Un historien a pu définir l’esclave comme une marchandise qui avait cette particularité de redevenir une personne quand elle enfreignait la loi, « le premier acte humain de l’esclave c’est le crime » disait-il. Le dernier livre publié aux éditions Ab irato, inspiré de textes précédemment publiés dans la revue Maíra, retrace l’histoire de l’esclavage au Brésil et tente de définir l’empreinte de celui-ci sur la société contemporaine.
La traite, commencée au début du XVIe siècle, ne prendra fin qu’en 1850 sous la pression grandissante de l’Angleterre et de sa marine de guerre. L’esclavage lui-même sera aboli en 1888.

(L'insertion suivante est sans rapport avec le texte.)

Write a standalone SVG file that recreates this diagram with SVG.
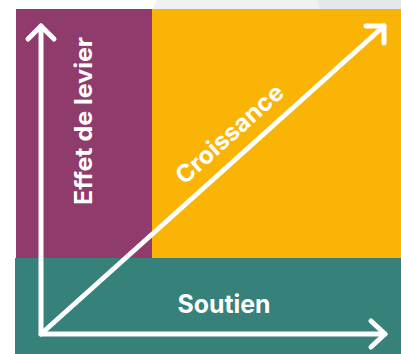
<svg xmlns="http://www.w3.org/2000/svg" width="401" height="354" viewBox="0 0 401 354">
<style>
.lbl{font-family:"Inter","Liberation Sans",sans-serif;font-weight:700;fill:#ffffff;text-anchor:middle}
.arr{fill:none;stroke:#ffffff;stroke-width:5;stroke-linecap:round;stroke-linejoin:round}
</style>
<rect x="0" y="0" width="401" height="354" fill="#ffffff"/>
<polygon points="157,0 401,0 401,9 153,9" fill="#f0f1f1"/>
<polygon points="317,0 401,0 401,9 320,9" fill="#e5e8ea"/>
<g id="levier">
<rect x="16" y="9" width="136" height="249" fill="#8f3b6c"/>
<text class="lbl" font-size="24" transform="translate(92,121) rotate(-90)" textLength="168" lengthAdjust="spacingAndGlyphs">Effet de levier</text>
</g>
<g id="croissance">
<rect x="152" y="9" width="249" height="249" fill="#fab406"/>
</g>
<g id="soutien">
<rect x="15" y="258" width="386" height="96" fill="#37817b"/>
<text class="lbl" x="224" y="313" font-size="25" textLength="93" lengthAdjust="spacingAndGlyphs">Soutien</text>
</g>
<g id="connectors">
<polyline class="arr" points="41,26 41,334 385,334"/>
<polyline class="arr" points="28,39 41,26 54,39"/>
<polyline class="arr" points="371,321 385,334 371,347"/>
<line class="arr" x1="41" y1="334" x2="384" y2="26"/>
<polyline class="arr" points="366,26 384,26 384,43"/>
</g>
<g id="croissance-label">
<text class="lbl" font-size="24" transform="translate(235,140) rotate(-41.9)" textLength="136" lengthAdjust="spacingAndGlyphs">Croissance</text>
</g>
</svg>
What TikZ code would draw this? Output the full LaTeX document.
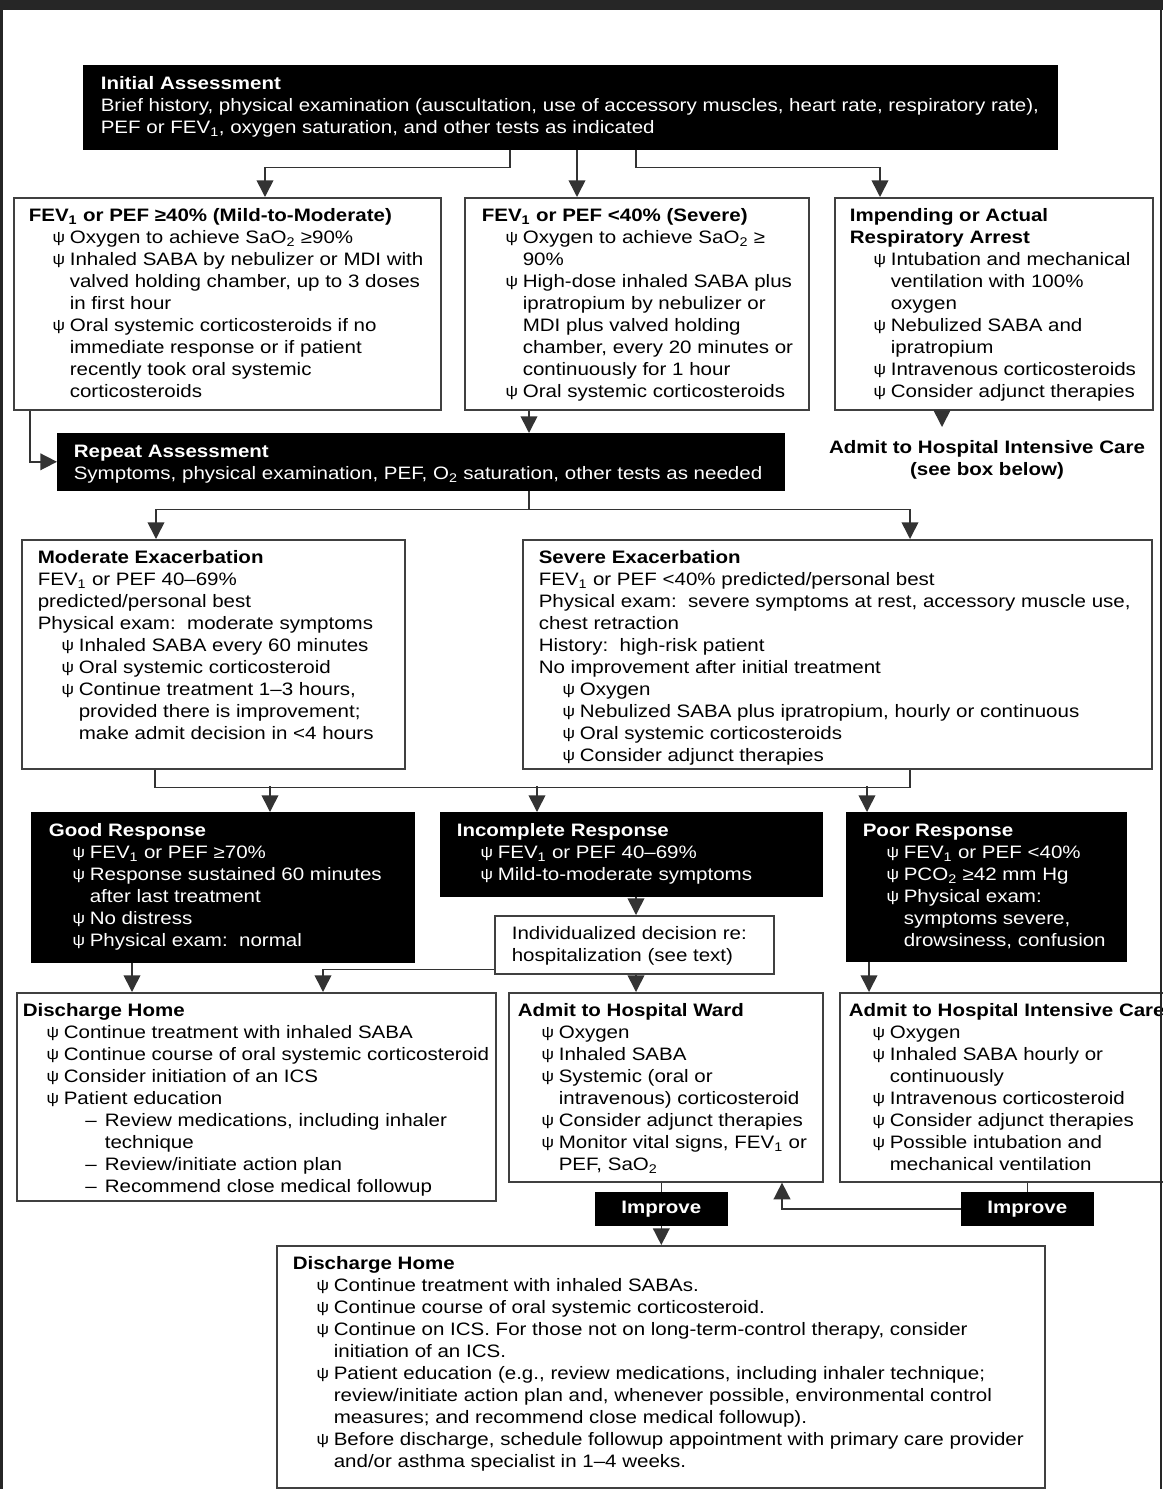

Dès l’origine, « si les marchands européens sont demandeurs de “bois d’ébène”, les fournisseurs, eux, sont presque exclusivement africains ». La première partie du livre retrace les relations complexes entre les sociétés africaines et les marchands européens et brésiliens. Le lecteur y trouvera, par exemple, des considérations sur le rôle de la polygamie (seule l’Angola verra sa population décroître pendant cette période) ou d’intéressantes précisions sur la nature des biens échangés, « il en faut des menottes, pour attacher, le soir venu au bivouac, après une exténuante journée de marche, chaque esclave ». Après un tour d’horizon des différentes interprétations historiennes de l’esclavage (quand les mandarins réécrivent l’histoire des maîtres), les auteurs retracent l’histoire du plus célèbre quilombo, celui des Palmares.
Les deux derniers chapitres analysent les transformations de la société qui ont rendu nécessaire l’abolition puis l’immigration d’une main-d’œuvre salariée européenne. Sans dénier son importance au mouvement abolitionniste, d’une nature bien différente de celui des États-Unis, ils montrent que la lutte menée par les esclaves eux-mêmes est la première cause de cette abolition. L’usage du fouet est interdit en 1887, « dès lors, le système, fondé d’abord sur la terreur physique, s’écroule ». La lei Aurea de 1888 ne fait qu’entériner un fait accompli, à savoir qu’il n’y a pratiquement plus de captifs au Brésil. Cette combativité séculaire a incité les propriétaires terriens et les patrons de l’industrie naissante à recourir à une main-d’œuvre, un temps plus docile, venue d’Italie et du Japon. La masse des affranchis ne s’est pas mécaniquement transformée en salariés, elle a plutôt écrit les premières pages d’une histoire de la pauvreté moderne dont les gosses livrés à eux-mêmes des rues de Rio comme les travestis du bois de Boulogne illustrent la continuité. Le système esclavagiste, pour se maintenir, a besoin d’un pouvoir centralisé, ainsi il n’est pas exagéré de dire qu il a innervé l’État brésilien.